Cage plays Will Gerard, a New Orleans resident and public high school teacher whose wife, Laura (January Jones), is brutally raped in a parking lot one night while walking to her car. Devastated, Gerard is approached during the wee hours of the morning in a hospital waiting room by a suave and mysterious gentleman named Simon (Guy Pearce), who claims to be a member of a secret organization that specializes in dishing out covert vigilante justice to perpetrators of violent crime. Claiming to know the identity of Laura’s rapist, Simon cryptically offers to help Gerard in exchange for an unspecified and implicitly token future favor, and after a brief moment of conflicted hesitation, Gerard accepts.
Sure enough, Laura’s rapist is soon axed, but when Simon reappears six months later demanding repayment, Gerard is unsettled to discover that the mundane tasks he was led to expect pale in comparison to the escalating series of violent criminal acts he is forced to actually perform. Afraid for his life and on the run from the police, Gerard sets out to expose the covert syndicate that’s attempting to engulf his existence, uncovering a sordid and corrupt subterranean network of spies and vigilantes that extends deep into the most obscure corners of the city’s infrastructure.
Seeking Justice is weirdly involving from start to finish, despite being riddled with glaring plot holes and dominated generally by a sleek and glossy thematic treatment that seems glibly unconcerned with any of the darker emotional realities supposedly fueling the actions of its characters. The film’s constant, eyebrow-waggling moodiness, as well as twee semi-surreal flourishes like the symbolic vending machine purchase of something called a Forever Bar, indicate that the movie finds itself much more clever and intriguing than it genuinely is. Although its true entertainment value is more high camp than the filmmakers may have realized, however, its predictable plot twists and twitchy, one-note performances remain nonetheless inexplicably captivating, perhaps specifically because their blithe, oblivious lack of interest in any kind of depth or emotional nuance transforms them so deftly into searing and penetrating parodies of themselves.

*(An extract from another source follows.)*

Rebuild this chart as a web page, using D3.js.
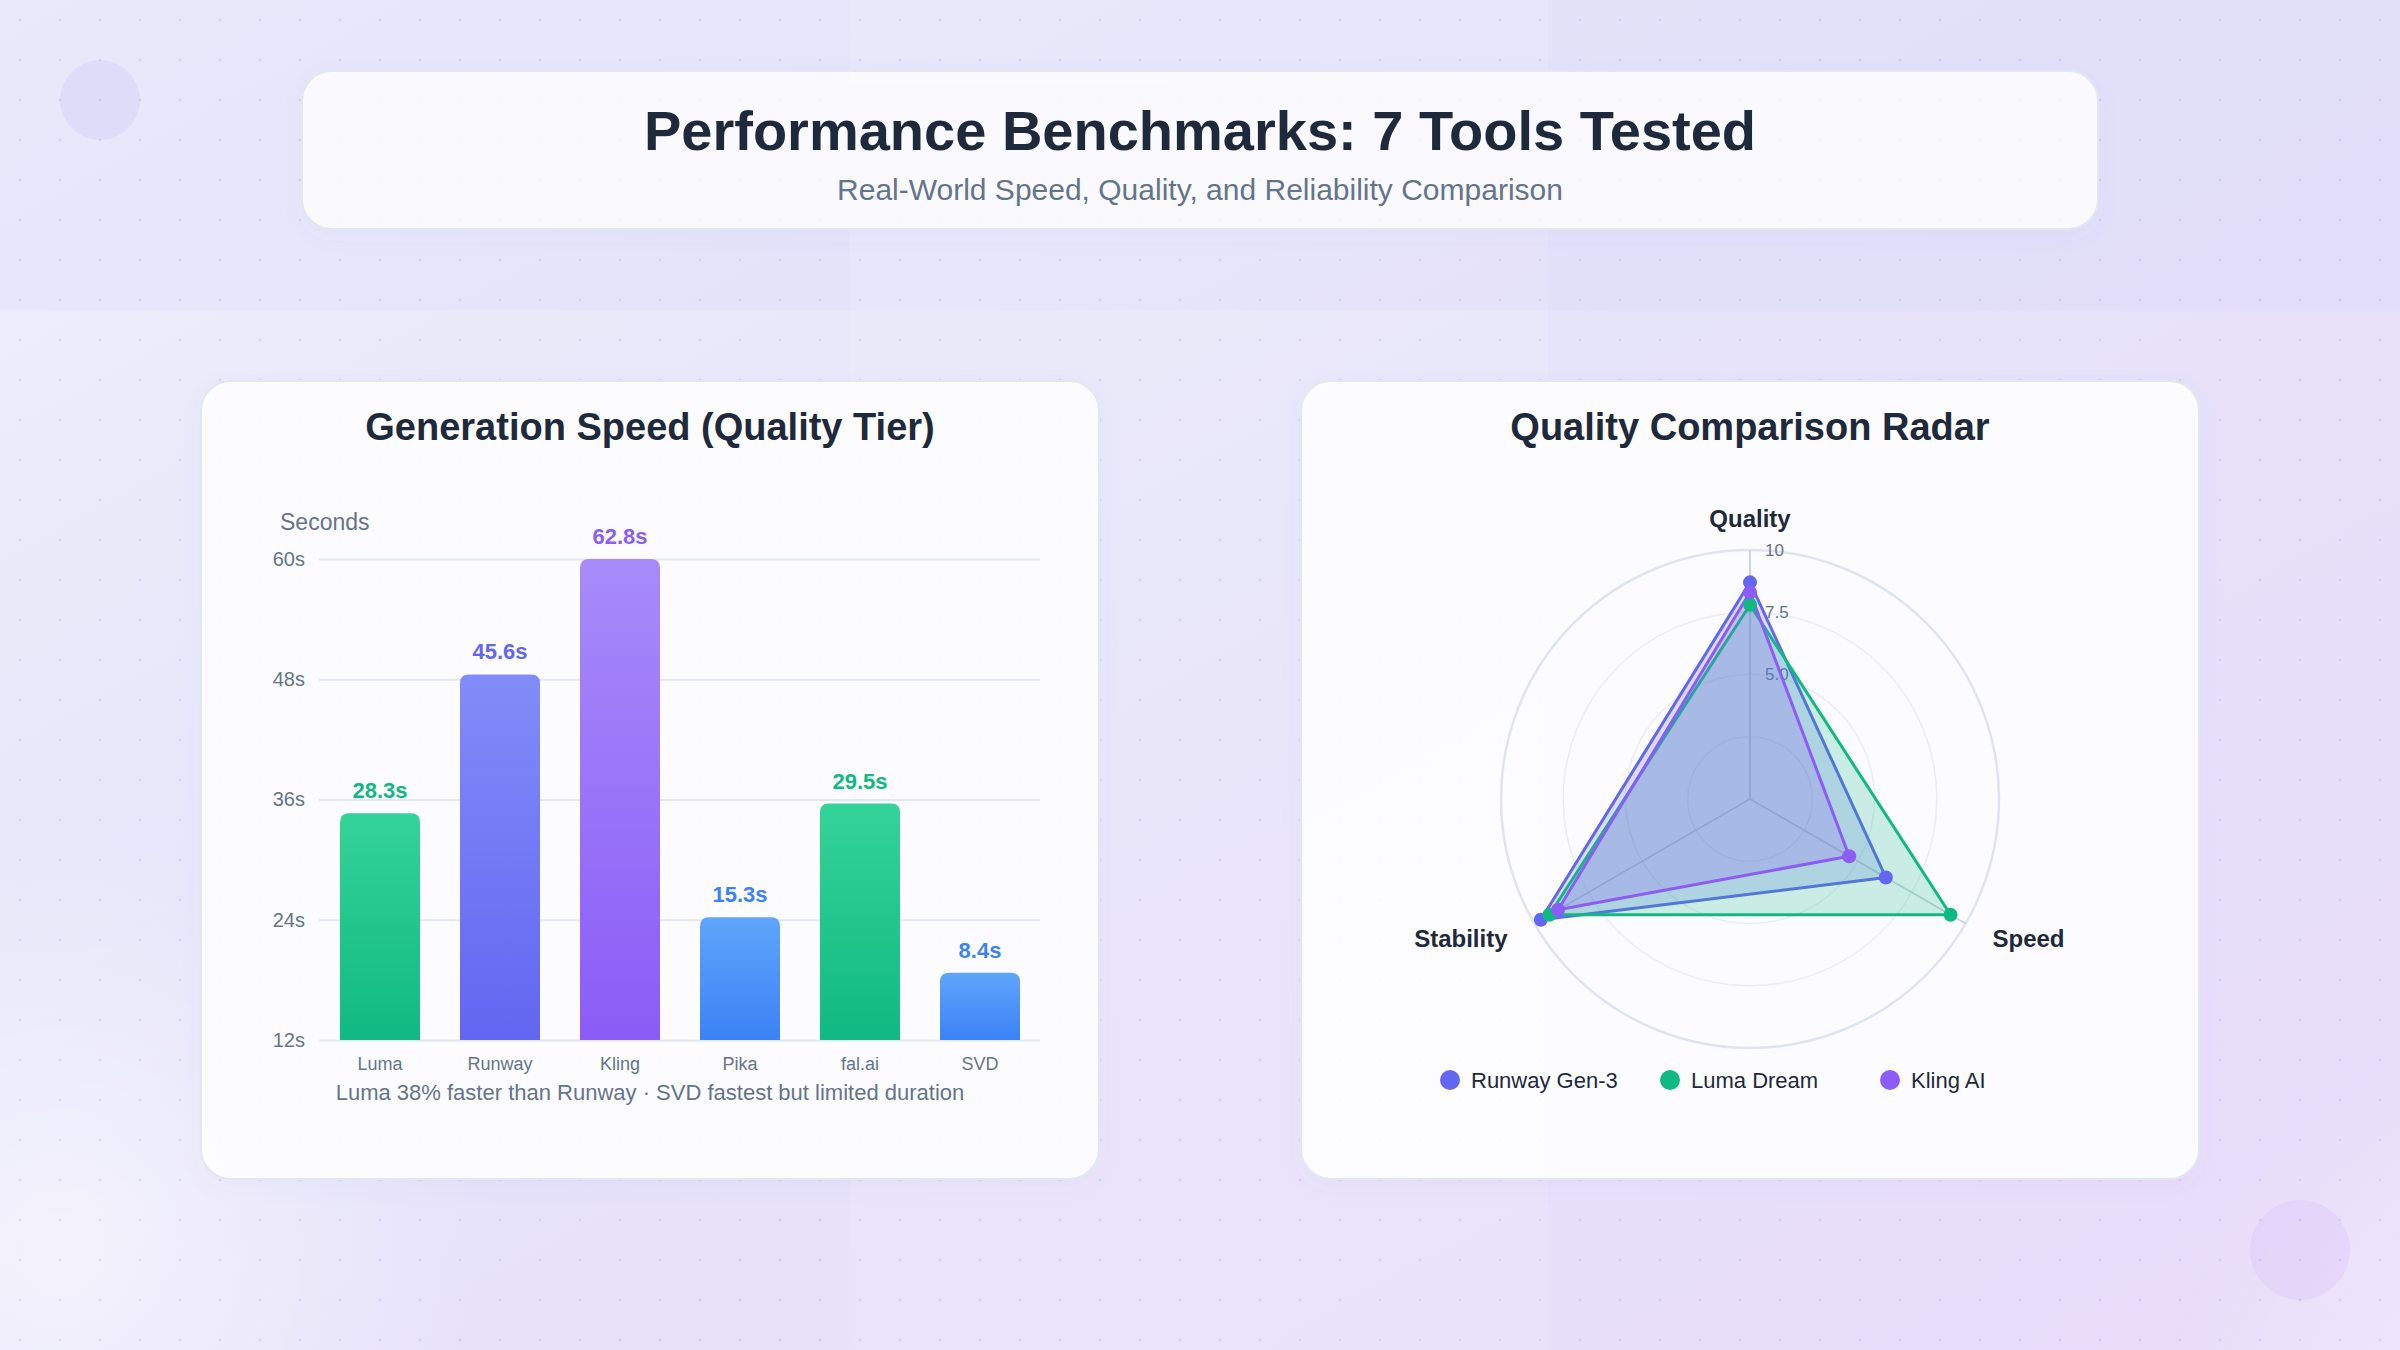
<!DOCTYPE html>
<html lang="en">
<head>
<meta charset="utf-8">
<title>Performance Benchmarks</title>
<script src="https://cdn.jsdelivr.net/npm/d3@7/dist/d3.min.js"></script>
<style>
  body { margin: 0; background: #ebe8fb; }
  svg { display: block; font-family: "Liberation Sans", Arial, sans-serif; }
</style>
</head>
<body>
<script>
// ---- data ----
const tools = ["Luma", "Runway", "Kling", "Pika", "fal.ai", "SVD"];
const genSeconds = [28.3, 45.6, 62.8, 15.3, 29.5, 8.4];
const yTickValues = [0, 15, 30, 45, 60];
const yTickLabels = ["12s", "24s", "36s", "48s", "60s"];

const radarAxes = ["Quality", "Speed", "Stability"];
const radarSeries = ["Runway Gen-3", "Luma Dream", "Kling AI"];
const runwayScores = [8.7, 6.3, 9.7];
const lumaScores = [7.8, 9.3, 9.3];
const klingScores = [8.3, 4.6, 8.9];
const ringValues = [2.5, 5, 7.5, 10];
const ringLabelValues = [5, 7.5, 10];
const ringLabels = ["5.0", "7.5", "10"];

// ---- colours ----
const green = ["#34d399", "#10b981"], indigo = ["#818cf8", "#6366f1"],
      violet = ["#a78bfa", "#8b5cf6"], blue = ["#60a5fa", "#3b82f6"];
const barColor = { "Luma": green, "Runway": indigo, "Kling": violet, "Pika": blue, "fal.ai": green, "SVD": blue };
const seriesColor = ["#6366f1", "#10b981", "#8b5cf6"];

const W = 2400, H = 1350;
const svg = d3.select("body").append("svg").attr("width", W).attr("height", H);
const defs = svg.append("defs");

// background
const bg = defs.append("linearGradient").attr("id", "bg").attr("x1", 0).attr("y1", 0).attr("x2", 1).attr("y2", 1);
bg.append("stop").attr("offset", 0).attr("stop-color", "#eff0fc");
bg.append("stop").attr("offset", 0.45).attr("stop-color", "#e6e4fa");
bg.append("stop").attr("offset", 1).attr("stop-color", "#e9dcfa");
const glow = defs.append("radialGradient").attr("id", "glow");
glow.append("stop").attr("offset", 0).attr("stop-color", "#ffffff").attr("stop-opacity", 0.55);
glow.append("stop").attr("offset", 1).attr("stop-color", "#ffffff").attr("stop-opacity", 0);
const dots = defs.append("pattern").attr("id", "dots").attr("width", 40).attr("height", 40)
  .attr("patternUnits", "userSpaceOnUse");
dots.append("circle").attr("cx", 20).attr("cy", 20).attr("r", 1.6).attr("fill", "rgba(120,110,230,0.16)");

svg.append("rect").attr("width", W).attr("height", H).attr("fill", "url(#bg)");
svg.append("circle").attr("cx", 60).attr("cy", 1250).attr("r", 420).attr("fill", "url(#glow)");
svg.append("circle").attr("cx", 2650).attr("cy", 1500).attr("r", 520).attr("fill", "url(#glow)");
svg.append("rect").attr("width", W).attr("height", 310).attr("fill", "rgba(215,212,248,0.25)");
svg.append("rect").attr("x", 850).attr("width", 698).attr("height", H).attr("fill", "rgba(255,255,255,0.12)");
svg.append("rect").attr("width", W).attr("height", H).attr("fill", "url(#dots)");
svg.append("circle").attr("cx", 100).attr("cy", 100).attr("r", 40).attr("fill", "rgba(99,102,241,0.07)");
svg.append("circle").attr("cx", 2300).attr("cy", 1250).attr("r", 50).attr("fill", "rgba(139,92,246,0.07)");

const shadow = defs.append("filter").attr("id", "shadow").attr("x", "-10%").attr("y", "-10%")
  .attr("width", "120%").attr("height", "130%");
shadow.append("feDropShadow").attr("dx", 0).attr("dy", 6).attr("stdDeviation", 10)
  .attr("flood-color", "#6366f1").attr("flood-opacity", 0.05);

function card(x, y, w, h, fill) {
  svg.append("rect").attr("x", x).attr("y", y).attr("width", w).attr("height", h)
    .attr("rx", 30).attr("fill", fill).attr("stroke", "#e2e8f0").attr("stroke-width", 2)
    .attr("filter", "url(#shadow)");
}

// header
card(302, 71, 1796, 158, "rgba(255,255,255,0.82)");
svg.append("text").attr("x", 1200).attr("y", 150).attr("text-anchor", "middle")
  .attr("font-size", 56).attr("font-weight", 700).attr("fill", "#1e293b")
  .text("Performance Benchmarks: 7 Tools Tested");
svg.append("text").attr("x", 1200).attr("y", 200).attr("text-anchor", "middle")
  .attr("font-size", 30).attr("fill", "#64748b")
  .text("Real-World Speed, Quality, and Reliability Comparison");

// ---- bar chart ----
card(201, 381, 898, 798, "rgba(255,255,255,0.88)");
svg.append("text").attr("x", 650).attr("y", 440).attr("text-anchor", "middle")
  .attr("font-size", 38).attr("font-weight", 700).attr("fill", "#1e293b")
  .text("Generation Speed (Quality Tier)");

const x = d3.scaleBand().domain(tools).range([320, 1040]).paddingInner(1 / 3).paddingOuter(1 / 6);
const y = d3.scaleLinear().domain([0, 60]).range([1040, 559]).clamp(true);

const yAxis = svg.append("g").attr("transform", "translate(319,0)")
  .call(d3.axisLeft(y).tickValues(yTickValues).tickSize(-721).tickFormat((d, i) => yTickLabels[i]));
yAxis.select(".domain").remove();
yAxis.selectAll(".tick line").attr("stroke", "#e2e8f0").attr("stroke-width", 2);
yAxis.selectAll(".tick text").attr("x", -14).attr("font-size", 20).attr("fill", "#64748b")
  .attr("font-family", "Liberation Sans, Arial, sans-serif");

svg.append("text").attr("x", 280).attr("y", 530).attr("font-size", 23).attr("fill", "#64748b").text("Seconds");

tools.forEach((t, i) => {
  const g = defs.append("linearGradient").attr("id", "bar" + i).attr("x1", 0).attr("y1", 0).attr("x2", 0).attr("y2", 1);
  g.append("stop").attr("offset", 0).attr("stop-color", barColor[t][0]);
  g.append("stop").attr("offset", 1).attr("stop-color", barColor[t][1]);
});

function topRounded(x0, y0, w, h, r) {
  return `M${x0},${y0 + h}V${y0 + r}Q${x0},${y0} ${x0 + r},${y0}H${x0 + w - r}Q${x0 + w},${y0} ${x0 + w},${y0 + r}V${y0 + h}Z`;
}

svg.append("g").selectAll("path").data(genSeconds).enter().append("path")
  .attr("d", (d, i) => topRounded(x(tools[i]), y(d), x.bandwidth(), y(0) - y(d), 9))
  .attr("fill", (d, i) => "url(#bar" + i + ")");

svg.append("g").selectAll("text").data(genSeconds).enter().append("text")
  .attr("x", (d, i) => x(tools[i]) + x.bandwidth() / 2)
  .attr("y", d => y(d) - 15)
  .attr("text-anchor", "middle").attr("font-size", 22).attr("font-weight", 700)
  .attr("fill", (d, i) => barColor[tools[i]][1])
  .text(d => d + "s");

svg.append("g").selectAll("text").data(tools).enter().append("text")
  .attr("x", d => x(d) + x.bandwidth() / 2).attr("y", 1070)
  .attr("text-anchor", "middle").attr("font-size", 18).attr("fill", "#64748b")
  .text(d => d);

svg.append("text").attr("x", 650).attr("y", 1100).attr("text-anchor", "middle")
  .attr("font-size", 22).attr("fill", "#64748b")
  .text("Luma 38% faster than Runway \u00b7 SVD fastest but limited duration");

// ---- radar ----
card(1301, 381, 898, 798, "rgba(255,255,255,0.9)");
svg.append("text").attr("x", 1750).attr("y", 440).attr("text-anchor", "middle")
  .attr("font-size", 38).attr("font-weight", 700).attr("fill", "#1e293b")
  .text("Quality Comparison Radar");

const cx = 1750, cy = 799;
const r = d3.scaleLinear().domain([0, 10]).range([0, 249]);
const angle = d3.scalePoint().domain(radarAxes).range([-Math.PI / 2, -Math.PI / 2 + 4 * Math.PI / 3]);
const px = (a, v) => cx + r(v) * Math.cos(angle(a));
const py = (a, v) => cy + r(v) * Math.sin(angle(a));

const radar = svg.append("g");
radar.selectAll("circle.ring").data(ringValues).enter().append("circle")
  .attr("cx", cx).attr("cy", cy).attr("r", d => r(d)).attr("fill", "none")
  .attr("stroke", d => d === 10 ? "#dfe5ef" : "#e8ecf3").attr("stroke-width", d => d === 10 ? 2.5 : 1.5);
radar.selectAll("line").data(radarAxes).enter().append("line")
  .attr("x1", cx).attr("y1", cy).attr("x2", d => px(d, 10)).attr("y2", d => py(d, 10))
  .attr("stroke", "#cbd5e1").attr("stroke-width", 2);
radar.selectAll("text.tick").data(ringLabelValues).enter().append("text")
  .attr("x", cx + 15).attr("y", d => cy - r(d)).attr("dy", "0.35em")
  .attr("font-size", 17).attr("fill", "#64748b").text((d, i) => ringLabels[i]);

const allScores = [runwayScores, lumaScores, klingScores];
const line = d3.line().x((d, i) => px(radarAxes[i], d)).y((d, i) => py(radarAxes[i], d)).curve(d3.curveLinearClosed);
allScores.forEach((scores, s) => {
  const g = radar.append("g");
  g.append("path").attr("d", line(scores)).attr("fill", seriesColor[s]).attr("fill-opacity", 0.21)
    .attr("stroke", seriesColor[s]).attr("stroke-width", 3).attr("stroke-linejoin", "round");
});
allScores.forEach((scores, s) => {
  radar.append("g").selectAll("circle").data(scores).enter().append("circle")
    .attr("cx", (d, i) => px(radarAxes[i], d)).attr("cy", (d, i) => py(radarAxes[i], d))
    .attr("r", 7).attr("fill", seriesColor[s]);
});

radar.selectAll("text.axis").data(radarAxes).enter().append("text")
  .attr("x", d => cx + (r(10) + 31) * Math.cos(angle(d)))
  .attr("y", d => cy + (r(10) + 31) * Math.sin(angle(d)))
  .attr("dy", "0.35em")
  .attr("text-anchor", d => Math.abs(Math.cos(angle(d))) < 0.1 ? "middle" : (Math.cos(angle(d)) > 0 ? "start" : "end"))
  .attr("font-size", 24).attr("font-weight", 700).attr("fill", "#1e293b")
  .text(d => d);

const legend = svg.append("g").selectAll("g").data(radarSeries).enter().append("g")
  .attr("transform", (d, i) => `translate(${1450 + i * 220},1080)`);
legend.append("circle").attr("r", 10).attr("fill", (d, i) => seriesColor[i]);
legend.append("text").attr("x", 21).attr("dy", "0.35em").attr("font-size", 22).attr("fill", "#1e293b").text(d => d);
</script>
</body>
</html>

Anchor Bay’s presentation is relatively perfunctory, with a token making-of featurette and a trailer rounding out an otherwise utterly stripped-down Blu-ray. It’s hard to deny the strength of Seeking Justice’s wheedling middlebrown entertainment value, though it fails to hit the high emotional and dramatic notes it appears to strive for. It’s a sweetly naïve and rather silly revenge conspiracy thriller, but by established standards, still more or less recommendable.